- Authorities warn that decentralised digital assets, unregistered exchanges, anonymous wallets, and P2P channels have created a modern form of crypto-enabled hawala
- As India strengthens regulations and cyber monitoring, transnational cooperation will be critical to curb this rapidly evolving financial threat
Investigations by India’s Cyber Crime Coordination Centre (I4C) have uncovered an intricate web of transnational financial operations using cryptocurrency to launder cybercrime proceeds across Asia. After analysing 144 cases, officials found recurring links between India, Pakistan, China, Dubai, Cambodia, and Myanmar, revealing an organised ecosystem of offshore scam syndicates.
One case involving a Ghaziabad-based hawala operator exemplifies the pattern: money siphoned through mule bank accounts was converted into cryptocurrency, sent to a Dubai-based unhosted wallet, passed through Cambodia’s blacklisted Huione Pay, and finally accessed by Chinese networks running investment fraud, loan app scams, and online gambling.

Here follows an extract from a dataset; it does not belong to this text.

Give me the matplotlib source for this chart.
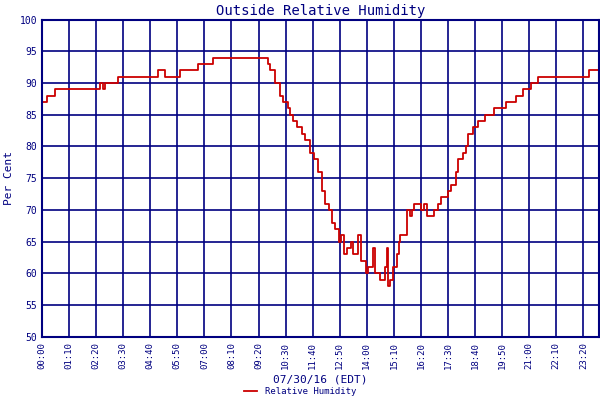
import matplotlib
matplotlib.use("Agg")
import matplotlib.pyplot as plt

plt.rcParams['font.family'] = ['DejaVu Sans Mono']

minutes = [0, 13, 34, 137, 150, 158, 163, 197, 300, 319, 357, 404, 443, 570, 585,
           590, 603, 616, 624, 635, 642, 650, 660, 673, 681, 694, 704, 715, 725, 733,
           741, 751, 759, 767, 772, 780, 790, 798, 805, 816, 824, 837, 844, 855, 862,
           875, 886, 891, 896, 901, 909, 917, 922, 927, 945, 951, 956, 961, 979, 987,
           995, 1013, 1023, 1033, 1049, 1059, 1070, 1077, 1088, 1096, 1103, 1114, 1127,
           1145, 1168, 1199, 1225, 1243, 1264, 1282, 1331, 1414, 1419, 1440]
humidity = [87, 88, 89, 89, 90, 89, 90, 91, 92, 91, 92, 93, 94, 94, 93,
            92, 90, 88, 87, 86, 85, 84, 83, 82, 81, 79, 78, 76, 73, 71,
            70, 68, 67, 65, 66, 63, 64, 65, 63, 66, 62, 60, 61, 64, 60,
            59, 61, 64, 58, 59, 61, 63, 65, 66, 70, 69, 70, 71, 70, 71,
            69, 70, 71, 72, 73, 74, 76, 78, 79, 80, 82, 83, 84,
            85, 86, 87, 88, 89, 90, 91, 91, 92, 92, 92]
tick_labels = ["00:00", "01:10", "02:20", "03:30", "04:40", "05:50", "07:00",
               "08:10", "09:20", "10:30", "11:40", "12:50", "14:00", "15:10",
               "16:20", "17:30", "18:40", "19:50", "21:00", "22:10", "23:20"]
navy = '#000080'

fig = plt.figure(figsize=(6, 4), dpi=100)
ax = fig.add_axes([0.07, 0.158, 0.928, 0.793])
ax.plot(minutes, humidity, color='#cc0000', lw=1.3, drawstyle='steps-post',
        label='Relative Humidity')
ax.set_xlim(0, 1440)
ax.set_ylim(50, 100)
ticks = [i * 70 for i in range(len(tick_labels))]
ax.set_xticks(ticks)
ax.set_xticklabels(tick_labels, rotation=90, fontsize=6.5, color=navy)
ax.set_yticks(range(50, 101, 5))
ax.tick_params(axis='y', labelsize=7, colors=navy, length=0)
ax.tick_params(axis='x', colors=navy, length=0)
ax.grid(True, color=navy, lw=1.2)
for s in ax.spines.values():
    s.set_color(navy)
    s.set_linewidth(1.5)
ax.set_title('Outside Relative Humidity', color=navy, fontsize=10, pad=3)
ax.set_ylabel('Per Cent', color=navy, fontsize=8)
ax.set_xlabel('07/30/16 (EDT)', color=navy, fontsize=8, labelpad=4)
leg = fig.legend(loc='lower center', bbox_to_anchor=(0.5, -0.01), frameon=False,
                 fontsize=6.5, handlelength=1.5)
for t in leg.get_texts():
    t.set_color(navy)
fig.savefig('out.png')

- Officials disclosed shocking linkages to extremist groups
- Proceeds from a ₹500-crore PowerBank loan app scam were allegedly routed to fund entities associated with Al Qaeda and Hamas, using Chinese crypto exchanges
India’s cybercrime losses now exceed ₹1,000 crore per month, with more than 20,000 Indians trapped in scam compounds in Southeast Asia. The crackdown in those regions has driven criminal operators increasingly toward Dubai, where ATM withdrawals in dirhams are used to buy crypto under the radar.